I was doing some reading yesterday on the science of emotions, and at one point in the course of discussing certain 18th century views on the subject, the author noted a division traceable to the controversy over whether the brain and mind were united or split. This debate, he said, still had some salience today. And I snickered a bit at that -- oh, the West and its preoccupation with the classics. Of course the mind and brain are united -- where else would the mind come from? The inability to abandon the idea that the mind floats free of the brain was, I thought, just a symptom of Western thoughts propensity to assign validity to a concept for no more reason than Descartes said it.

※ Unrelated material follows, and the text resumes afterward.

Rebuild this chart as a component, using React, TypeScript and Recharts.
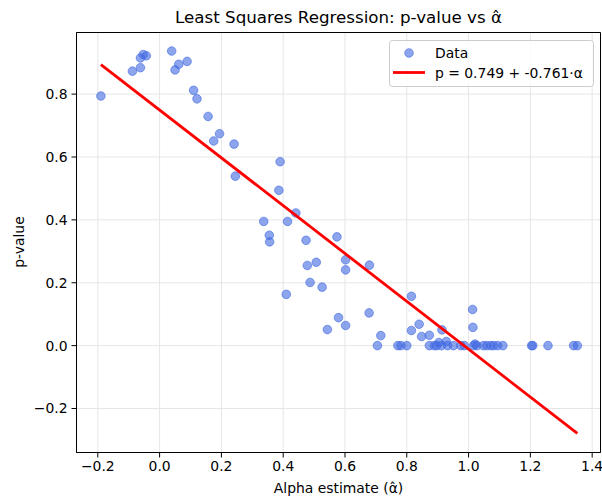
import React from "react";
import {
  ScatterChart,
  Scatter,
  XAxis,
  YAxis,
  CartesianGrid,
  ReferenceArea,
} from "recharts";

// alpha estimates (x) and matching p-values (y)
const ALPHA_HAT = [
  -0.19, -0.088, -0.062, -0.062, -0.053, -0.043, 0.039, 0.05, 0.062, 0.089,
  0.11, 0.121, 0.157, 0.175, 0.194, 0.241, 0.245, 0.39, 0.386, 0.441,
  0.337, 0.414, 0.355, 0.356, 0.474, 0.574, 0.602, 0.602, 0.679, 0.478,
  0.507, 0.487, 0.526, 0.41, 0.815, 0.579, 0.602, 0.543, 0.678, 0.716,
  0.705, 0.771, 0.781, 0.8, 0.815, 0.84, 0.848, 0.873, 0.914, 1.013,
  1.014, 0.873, 0.889, 0.897, 0.904, 0.912, 0.928, 0.932, 0.951, 0.975,
  0.986, 1.016, 1.021, 1.027, 1.048, 1.059, 1.072, 1.081, 1.094, 1.111,
  1.204, 1.208, 1.257, 1.34, 1.352,
];
const P_VALUE = [
  0.794, 0.873, 0.884, 0.915, 0.926, 0.922, 0.937, 0.877, 0.895, 0.904,
  0.812, 0.785, 0.729, 0.651, 0.674, 0.641, 0.539, 0.585, 0.494, 0.422,
  0.395, 0.395, 0.351, 0.33, 0.335, 0.346, 0.273, 0.241, 0.256, 0.255,
  0.265, 0.201, 0.186, 0.163, 0.157, 0.089, 0.064, 0.051, 0.104, 0.032,
  0.0, 0.0, 0.0, 0.0, 0.048, 0.068, 0.029, 0.033, 0.05, 0.115,
  0.058, 0.0, 0.0, 0.0, 0.01, 0.0, 0.013, 0.0, 0.0, 0.0,
  0.0, 0.0, 0.005, 0.0, 0.0, 0.0, 0.0, 0.0, 0.0, 0.0,
  0.0, 0.0, 0.0, 0.0, 0.0,
];

// fitted line endpoints (p = 0.749 + -0.761·α)
const FIT_ALPHA = [-0.19, 1.352];
const FIT_P = [0.894, -0.279];

const X_TICKS = [-0.2, 0, 0.2, 0.4, 0.6, 0.8, 1.0, 1.2, 1.4];
const Y_TICKS = [-0.2, 0, 0.2, 0.4, 0.6, 0.8];
const X_DOMAIN: [number, number] = [-0.269, 1.427];
const Y_DOMAIN: [number, number] = [-0.34, 0.996];

const FONT = "DejaVu Sans";
const BLUE = "#4169E1";

const fmt = (v: number) =>
  v < 0 ? "\u2212" + Math.abs(v).toFixed(1) : v.toFixed(1);

const Dot = (props: any) => (
  <circle
    cx={props.cx}
    cy={props.cy}
    r={4.3}
    fill={BLUE}
    fillOpacity={0.6}
    stroke={BLUE}
    strokeOpacity={0.6}
    strokeWidth={1}
  />
);

const App = () => {
  const points = ALPHA_HAT.map((a, i) => ({ x: a, y: P_VALUE[i] }));
  const fit = FIT_ALPHA.map((a, i) => ({ x: a, y: FIT_P[i] }));

  const tickStyle = { fontSize: 13.9, fill: "#000", fontFamily: FONT };

  return (
    <div
      style={{
        position: "fixed",
        left: 0,
        top: 0,
        width: 602,
        height: 500,
        overflow: "hidden",
        background: "#fff",
        fontFamily: FONT,
      }}
    >
      <ScatterChart
        width={602}
        height={500}
        margin={{ top: 32.5, right: 1.5, bottom: 0, left: 0 }}
      >
        <CartesianGrid stroke="#e6e6e6" strokeWidth={1} />
        <XAxis
          type="number"
          dataKey="x"
          domain={X_DOMAIN}
          ticks={X_TICKS}
          allowDataOverflow
          height={47.5}
          tickFormatter={fmt}
          tick={tickStyle}
          tickSize={5}
          tickMargin={4}
          axisLine={{ stroke: "#000", strokeWidth: 1 }}
          tickLine={{ stroke: "#000", strokeWidth: 1 }}
        />
        <YAxis
          type="number"
          dataKey="y"
          domain={Y_DOMAIN}
          ticks={Y_TICKS}
          allowDataOverflow
          width={76.5}
          tickFormatter={fmt}
          tick={tickStyle}
          tickSize={5}
          tickMargin={4}
          axisLine={{ stroke: "#000", strokeWidth: 1 }}
          tickLine={{ stroke: "#000", strokeWidth: 1 }}
        />
        <ReferenceArea
          x1={X_DOMAIN[0]}
          x2={X_DOMAIN[1]}
          y1={Y_DOMAIN[0]}
          y2={Y_DOMAIN[1]}
          fill="none"
          stroke="#000"
          strokeWidth={1}
        />
        <Scatter
          name="Data"
          data={points}
          shape={<Dot />}
          isAnimationActive={false}
        />
        <Scatter
          name="fit"
          data={fit}
          line={{ stroke: "#ff0000", strokeWidth: 2.8 }}
          shape={() => <g />}
          isAnimationActive={false}
        />
      </ScatterChart>

      <svg
        width={602}
        height={500}
        style={{ position: "absolute", left: 0, top: 0, pointerEvents: "none" }}
        fontFamily={FONT}
      >
        <text x={338.5} y={23} textAnchor="middle" fontSize={16.7} fill="#000">
          Least Squares Regression: p-value vs α̂
        </text>
        <text x={338.5} y={493} textAnchor="middle" fontSize={13.9} fill="#000">
          Alpha estimate (α̂)
        </text>
        <text
          x={24}
          y={242}
          textAnchor="middle"
          fontSize={13.9}
          fill="#000"
          transform="rotate(-90, 24, 242)"
        >
          p-value
        </text>

        <rect
          x={389.5}
          y={40.5}
          width={204}
          height={46}
          rx={3}
          fill="#fff"
          fillOpacity={0.8}
          stroke="#cccccc"
          strokeWidth={1}
        />
        <circle
          cx={409}
          cy={53}
          r={4.3}
          fill={BLUE}
          fillOpacity={0.6}
          stroke={BLUE}
          strokeOpacity={0.6}
        />
        <text x={435} y={58} fontSize={13.9} fill="#000">
          Data
        </text>
        <line x1={393} y1={72.5} x2={425} y2={72.5} stroke="#ff0000" strokeWidth={2.8} />
        <text x={435} y={77.5} fontSize={13.9} fill="#000">
          p = 0.749 + -0.761·α
        </text>
      </svg>
    </div>
  );
};

export default App;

Then later in that same reading, the author mentioned a patient that was referred to him (a neurologist) from a group of psychologists, and observed that the very fact that we distinguish between neurology and psychology is itself a relic of this brain/mind divide mentioned above. And that gave me pause -- because I do find that split very intuitive, but I have trouble characterizing it in ways that don't resort to parceling out the mind from the brain. The closest I could come is saying that neurology deals with physical trauma, scarring, lobotomies, and the like, while psychology deals with chemical imbalances (such as in some forms of depression). But this doesn't seem to leave much room for psychotherapy regarding, for example, traumatic experiences and things like that -- ideas which I would characterize as firmly psychological but do not feel particularly neurological.
So -- egg on my face. Guess I'm one of the Luddites.